▶ **COLLECTED MATERIAL**
-*-
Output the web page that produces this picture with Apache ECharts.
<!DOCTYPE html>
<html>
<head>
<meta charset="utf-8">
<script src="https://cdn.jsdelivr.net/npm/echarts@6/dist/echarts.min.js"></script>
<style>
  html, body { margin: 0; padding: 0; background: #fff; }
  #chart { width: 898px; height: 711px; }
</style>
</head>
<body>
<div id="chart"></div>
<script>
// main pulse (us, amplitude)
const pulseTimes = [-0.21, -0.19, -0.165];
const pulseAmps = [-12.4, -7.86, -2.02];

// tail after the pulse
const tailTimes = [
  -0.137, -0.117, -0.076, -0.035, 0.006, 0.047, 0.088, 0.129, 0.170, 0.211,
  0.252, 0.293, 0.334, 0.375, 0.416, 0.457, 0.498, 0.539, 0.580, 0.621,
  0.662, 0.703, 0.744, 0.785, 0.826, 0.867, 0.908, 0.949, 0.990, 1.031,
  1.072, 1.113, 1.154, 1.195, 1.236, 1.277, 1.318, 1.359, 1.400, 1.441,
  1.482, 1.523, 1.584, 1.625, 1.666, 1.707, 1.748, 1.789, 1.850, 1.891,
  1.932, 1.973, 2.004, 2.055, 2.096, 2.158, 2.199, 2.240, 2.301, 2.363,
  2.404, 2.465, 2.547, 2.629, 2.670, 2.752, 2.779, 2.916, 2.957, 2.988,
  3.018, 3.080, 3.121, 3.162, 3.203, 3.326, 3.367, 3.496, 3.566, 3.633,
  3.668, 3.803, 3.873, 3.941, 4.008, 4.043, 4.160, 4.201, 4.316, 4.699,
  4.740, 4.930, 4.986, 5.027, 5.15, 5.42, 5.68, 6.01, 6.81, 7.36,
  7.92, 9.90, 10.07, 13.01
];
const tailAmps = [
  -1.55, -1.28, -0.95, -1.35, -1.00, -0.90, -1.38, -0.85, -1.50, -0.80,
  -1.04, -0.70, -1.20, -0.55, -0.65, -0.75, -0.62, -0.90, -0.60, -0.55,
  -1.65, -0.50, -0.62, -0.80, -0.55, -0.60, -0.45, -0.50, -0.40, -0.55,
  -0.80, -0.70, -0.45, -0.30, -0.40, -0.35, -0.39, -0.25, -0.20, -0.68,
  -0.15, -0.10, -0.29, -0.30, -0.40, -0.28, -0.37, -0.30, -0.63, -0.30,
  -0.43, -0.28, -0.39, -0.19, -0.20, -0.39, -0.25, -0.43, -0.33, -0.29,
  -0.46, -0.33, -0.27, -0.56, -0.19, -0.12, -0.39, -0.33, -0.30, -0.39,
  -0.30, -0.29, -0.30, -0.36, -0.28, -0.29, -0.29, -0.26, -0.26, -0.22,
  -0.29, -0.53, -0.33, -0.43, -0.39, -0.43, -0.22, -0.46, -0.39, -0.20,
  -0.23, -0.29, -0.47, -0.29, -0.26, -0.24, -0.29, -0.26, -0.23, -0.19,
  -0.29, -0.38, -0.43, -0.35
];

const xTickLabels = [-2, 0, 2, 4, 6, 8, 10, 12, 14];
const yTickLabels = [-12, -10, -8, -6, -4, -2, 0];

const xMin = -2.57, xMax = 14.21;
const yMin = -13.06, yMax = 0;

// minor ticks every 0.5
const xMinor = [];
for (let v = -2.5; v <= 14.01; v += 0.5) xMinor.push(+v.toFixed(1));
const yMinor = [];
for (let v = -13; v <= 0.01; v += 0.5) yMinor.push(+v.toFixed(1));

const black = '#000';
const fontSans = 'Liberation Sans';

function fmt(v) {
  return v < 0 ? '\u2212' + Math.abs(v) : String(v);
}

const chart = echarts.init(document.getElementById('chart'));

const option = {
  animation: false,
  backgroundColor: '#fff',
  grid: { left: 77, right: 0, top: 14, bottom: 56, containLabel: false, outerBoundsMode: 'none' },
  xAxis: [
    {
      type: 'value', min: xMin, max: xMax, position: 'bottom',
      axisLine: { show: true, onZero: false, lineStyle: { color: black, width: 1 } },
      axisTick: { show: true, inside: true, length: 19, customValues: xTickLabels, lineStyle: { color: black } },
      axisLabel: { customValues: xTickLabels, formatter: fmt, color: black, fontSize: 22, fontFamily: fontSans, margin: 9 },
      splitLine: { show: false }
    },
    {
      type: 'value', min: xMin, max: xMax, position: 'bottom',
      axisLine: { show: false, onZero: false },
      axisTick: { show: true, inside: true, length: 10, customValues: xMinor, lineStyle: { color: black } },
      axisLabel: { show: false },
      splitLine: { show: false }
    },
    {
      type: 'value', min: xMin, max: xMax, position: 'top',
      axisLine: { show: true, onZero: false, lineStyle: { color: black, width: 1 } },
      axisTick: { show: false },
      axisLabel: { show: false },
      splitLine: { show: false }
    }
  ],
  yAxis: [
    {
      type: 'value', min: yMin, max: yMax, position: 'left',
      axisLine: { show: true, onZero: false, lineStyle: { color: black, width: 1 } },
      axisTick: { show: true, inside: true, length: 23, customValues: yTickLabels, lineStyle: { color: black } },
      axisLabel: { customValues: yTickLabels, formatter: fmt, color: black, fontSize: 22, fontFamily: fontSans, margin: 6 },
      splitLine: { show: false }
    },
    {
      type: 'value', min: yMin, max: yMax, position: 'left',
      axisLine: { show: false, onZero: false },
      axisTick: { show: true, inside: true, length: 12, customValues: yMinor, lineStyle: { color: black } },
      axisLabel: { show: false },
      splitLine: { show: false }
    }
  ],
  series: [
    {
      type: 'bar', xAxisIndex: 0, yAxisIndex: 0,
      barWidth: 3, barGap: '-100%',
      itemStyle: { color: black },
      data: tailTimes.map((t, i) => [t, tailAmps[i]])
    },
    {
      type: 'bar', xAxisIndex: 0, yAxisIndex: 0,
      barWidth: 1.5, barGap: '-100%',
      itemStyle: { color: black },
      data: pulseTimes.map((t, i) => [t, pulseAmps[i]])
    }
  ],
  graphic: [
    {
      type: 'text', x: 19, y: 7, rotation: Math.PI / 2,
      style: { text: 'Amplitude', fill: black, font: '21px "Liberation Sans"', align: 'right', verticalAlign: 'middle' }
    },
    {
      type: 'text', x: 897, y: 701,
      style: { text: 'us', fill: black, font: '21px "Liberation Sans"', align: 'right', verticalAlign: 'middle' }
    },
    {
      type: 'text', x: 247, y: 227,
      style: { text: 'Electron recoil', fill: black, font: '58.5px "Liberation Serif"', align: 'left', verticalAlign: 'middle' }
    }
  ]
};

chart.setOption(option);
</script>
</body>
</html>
-*-
▶ **WHAT NEEDS TO BE DONE**
Reprint the data above from the opening line to the line holding "const pulseAmps = [-12.4, -7.86, -2.02];", inclusive, and nothing else.

▶ **EXERCISE ANSWER**
Output the web page that produces this picture with Apache ECharts.
<!DOCTYPE html>
<html>
<head>
<meta charset="utf-8">
<script src="https://cdn.jsdelivr.net/npm/echarts@6/dist/echarts.min.js"></script>
<style>
  html, body { margin: 0; padding: 0; background: #fff; }
  #chart { width: 898px; height: 711px; }
</style>
</head>
<body>
<div id="chart"></div>
<script>
// main pulse (us, amplitude)
const pulseTimes = [-0.21, -0.19, -0.165];
const pulseAmps = [-12.4, -7.86, -2.02];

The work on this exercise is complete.